**Set task**
Set the data down again, exactly as it reads, but without the pictures.

**Data extract**
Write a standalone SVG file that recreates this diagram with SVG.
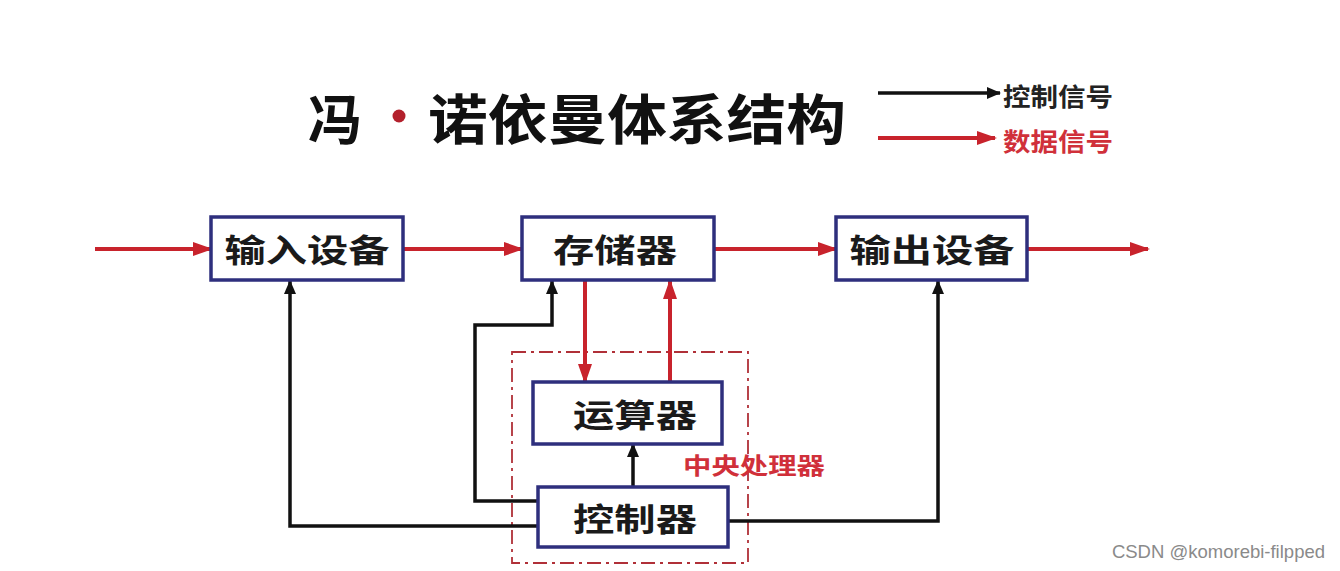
<svg xmlns="http://www.w3.org/2000/svg" width="1340" height="571" viewBox="0 0 1340 571">
<style>
.box{fill:#fff;stroke:#2e2f7d;stroke-width:3.5}
.lbl{font-family:"Noto Sans CJK SC","Noto Sans",sans-serif;font-weight:bold;font-size:32px;fill:#1a1a1a;text-anchor:middle;dominant-baseline:central}
.red{fill:none;stroke:#c8232c;stroke-width:4}
.blk{fill:none;stroke:#111;stroke-width:3.5}
</style>
<defs>
<marker id="ar" markerUnits="userSpaceOnUse" markerWidth="20" markerHeight="14" refX="18" refY="7" orient="auto"><path d="M0,0 L20,7 L0,14 Z" fill="#c8232c"/></marker>
<marker id="ab" markerUnits="userSpaceOnUse" markerWidth="14" markerHeight="12" refX="13" refY="6" orient="auto"><path d="M0,0 L14,6 L0,12 Z" fill="#111"/></marker>
</defs>
<rect width="1340" height="571" fill="#fff"/>
<g id="title">
<text x="308" y="116" font-family="'Noto Sans CJK SC',sans-serif" font-weight="bold" font-size="54" fill="#111" dominant-baseline="central">冯</text>
<circle cx="399" cy="116" r="6.5" fill="#b3202c"/>
<text x="428" y="116" font-family="'Noto Sans CJK SC',sans-serif" font-weight="bold" font-size="54" fill="#111" dominant-baseline="central" textLength="418" lengthAdjust="spacingAndGlyphs">诺依曼体系结构</text>
</g>
<g id="legend">
<line x1="878" y1="93" x2="1000" y2="93" class="blk" stroke-width="5" marker-end="url(#ab)"/>
<text x="1003" y="95" font-family="'Noto Sans CJK SC',sans-serif" font-weight="bold" font-size="25" fill="#222" dominant-baseline="central" textLength="110" lengthAdjust="spacingAndGlyphs">控制信号</text>
<line x1="878" y1="138" x2="995" y2="138" class="red" stroke-width="5" marker-end="url(#ar)"/>
<text x="1003" y="140" font-family="'Noto Sans CJK SC',sans-serif" font-weight="bold" font-size="25" fill="#d0303a" dominant-baseline="central" textLength="110" lengthAdjust="spacingAndGlyphs">数据信号</text>
</g>
<g id="cpu">
<rect x="512" y="352" width="236" height="211" fill="none" stroke="#b03038" stroke-width="1.8" stroke-dasharray="14,5,3,5"/>
<text x="754" y="464" font-family="'Noto Sans CJK SC',sans-serif" font-weight="bold" font-size="23" fill="#d0303a" text-anchor="middle" dominant-baseline="central" textLength="142" lengthAdjust="spacingAndGlyphs">中央处理器</text>
</g>
<g id="connectors">
<line x1="95" y1="249" x2="211" y2="249" class="red" marker-end="url(#ar)"/>
<line x1="403" y1="249" x2="522" y2="249" class="red" marker-end="url(#ar)"/>
<line x1="714" y1="249" x2="836" y2="249" class="red" marker-end="url(#ar)"/>
<line x1="1027" y1="249" x2="1148" y2="249" class="red" marker-end="url(#ar)"/>
<line x1="585" y1="281" x2="585" y2="382" class="red" marker-end="url(#ar)"/>
<line x1="670" y1="382" x2="670" y2="281" class="red" marker-end="url(#ar)"/>
<polyline points="538,501 475,501 475,325 552,325 552,281" class="blk" marker-end="url(#ab)"/>
<line x1="633" y1="487" x2="633" y2="444" class="blk" marker-end="url(#ab)"/>
<polyline points="538,526 290,526 290,281" class="blk" marker-end="url(#ab)"/>
<polyline points="728,521 938,521 938,281" class="blk" marker-end="url(#ab)"/>
</g>
<g id="input"><rect x="211" y="217" width="192" height="63" class="box"/><text x="307" y="248" class="lbl" textLength="165" lengthAdjust="spacingAndGlyphs">输入设备</text></g>
<g id="memory"><rect x="522" y="217" width="192" height="63" class="box"/><text x="615" y="248" class="lbl" textLength="124" lengthAdjust="spacingAndGlyphs">存储器</text></g>
<g id="output"><rect x="836" y="217" width="191" height="63" class="box"/><text x="932" y="248" class="lbl" textLength="165" lengthAdjust="spacingAndGlyphs">输出设备</text></g>
<g id="alu"><rect x="533" y="382" width="189" height="62" class="box"/><text x="635" y="413" class="lbl" textLength="124" lengthAdjust="spacingAndGlyphs">运算器</text></g>
<g id="control"><rect x="538" y="487" width="190" height="60" class="box"/><text x="635" y="517" class="lbl" textLength="124" lengthAdjust="spacingAndGlyphs">控制器</text></g>
<text x="1325" y="551" font-family="'Liberation Sans',Arial,sans-serif" font-size="18.5" fill="#8a8a8a" text-anchor="end" dominant-baseline="central">CSDN @komorebi-filpped</text>
</svg>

**Exercise output**
Write a standalone SVG file that recreates this diagram with SVG.
<svg xmlns="http://www.w3.org/2000/svg" width="1340" height="571" viewBox="0 0 1340 571">
<style>
.box{fill:#fff;stroke:#2e2f7d;stroke-width:3.5}
.lbl{font-family:"Noto Sans CJK SC","Noto Sans",sans-serif;font-weight:bold;font-size:32px;fill:#1a1a1a;text-anchor:middle;dominant-baseline:central}
.red{fill:none;stroke:#c8232c;stroke-width:4}
.blk{fill:none;stroke:#111;stroke-width:3.5}
</style>
<defs>
<marker id="ar" markerUnits="userSpaceOnUse" markerWidth="20" markerHeight="14" refX="18" refY="7" orient="auto"><path d="M0,0 L20,7 L0,14 Z" fill="#c8232c"/></marker>
<marker id="ab" markerUnits="userSpaceOnUse" markerWidth="14" markerHeight="12" refX="13" refY="6" orient="auto"><path d="M0,0 L14,6 L0,12 Z" fill="#111"/></marker>
</defs>
<rect width="1340" height="571" fill="#fff"/>
<g id="title">
<text x="308" y="116" font-family="'Noto Sans CJK SC',sans-serif" font-weight="bold" font-size="54" fill="#111" dominant-baseline="central">冯</text>
<circle cx="399" cy="116" r="6.5" fill="#b3202c"/>
<text x="428" y="116" font-family="'Noto Sans CJK SC',sans-serif" font-weight="bold" font-size="54" fill="#111" dominant-baseline="central" textLength="418" lengthAdjust="spacingAndGlyphs">诺依曼体系结构</text>
</g>
<g id="legend">
<line x1="878" y1="93" x2="1000" y2="93" class="blk" stroke-width="5" marker-end="url(#ab)"/>
<text x="1003" y="95" font-family="'Noto Sans CJK SC',sans-serif" font-weight="bold" font-size="25" fill="#222" dominant-baseline="central" textLength="110" lengthAdjust="spacingAndGlyphs">控制信号</text>
<line x1="878" y1="138" x2="995" y2="138" class="red" stroke-width="5" marker-end="url(#ar)"/>
<text x="1003" y="140" font-family="'Noto Sans CJK SC',sans-serif" font-weight="bold" font-size="25" fill="#d0303a" dominant-baseline="central" textLength="110" lengthAdjust="spacingAndGlyphs">数据信号</text>
</g>
<g id="cpu">
<rect x="512" y="352" width="236" height="211" fill="none" stroke="#b03038" stroke-width="1.8" stroke-dasharray="14,5,3,5"/>
<text x="754" y="464" font-family="'Noto Sans CJK SC',sans-serif" font-weight="bold" font-size="23" fill="#d0303a" text-anchor="middle" dominant-baseline="central" textLength="142" lengthAdjust="spacingAndGlyphs">中央处理器</text>
</g>
<g id="connectors">
<line x1="95" y1="249" x2="211" y2="249" class="red" marker-end="url(#ar)"/>
<line x1="403" y1="249" x2="522" y2="249" class="red" marker-end="url(#ar)"/>
<line x1="714" y1="249" x2="836" y2="249" class="red" marker-end="url(#ar)"/>
<line x1="1027" y1="249" x2="1148" y2="249" class="red" marker-end="url(#ar)"/>
<line x1="585" y1="281" x2="585" y2="382" class="red" marker-end="url(#ar)"/>
<line x1="670" y1="382" x2="670" y2="281" class="red" marker-end="url(#ar)"/>
<polyline points="538,501 475,501 475,325 552,325 552,281" class="blk" marker-end="url(#ab)"/>
<line x1="633" y1="487" x2="633" y2="444" class="blk" marker-end="url(#ab)"/>
<polyline points="538,526 290,526 290,281" class="blk" marker-end="url(#ab)"/>
<polyline points="728,521 938,521 938,281" class="blk" marker-end="url(#ab)"/>
</g>
<g id="input"><rect x="211" y="217" width="192" height="63" class="box"/><text x="307" y="248" class="lbl" textLength="165" lengthAdjust="spacingAndGlyphs">输入设备</text></g>
<g id="memory"><rect x="522" y="217" width="192" height="63" class="box"/><text x="615" y="248" class="lbl" textLength="124" lengthAdjust="spacingAndGlyphs">存储器</text></g>
<g id="output"><rect x="836" y="217" width="191" height="63" class="box"/><text x="932" y="248" class="lbl" textLength="165" lengthAdjust="spacingAndGlyphs">输出设备</text></g>
<g id="alu"><rect x="533" y="382" width="189" height="62" class="box"/><text x="635" y="413" class="lbl" textLength="124" lengthAdjust="spacingAndGlyphs">运算器</text></g>
<g id="control"><rect x="538" y="487" width="190" height="60" class="box"/><text x="635" y="517" class="lbl" textLength="124" lengthAdjust="spacingAndGlyphs">控制器</text></g>
<text x="1325" y="551" font-family="'Liberation Sans',Arial,sans-serif" font-size="18.5" fill="#8a8a8a" text-anchor="end" dominant-baseline="central">CSDN @komorebi-filpped</text>
</svg>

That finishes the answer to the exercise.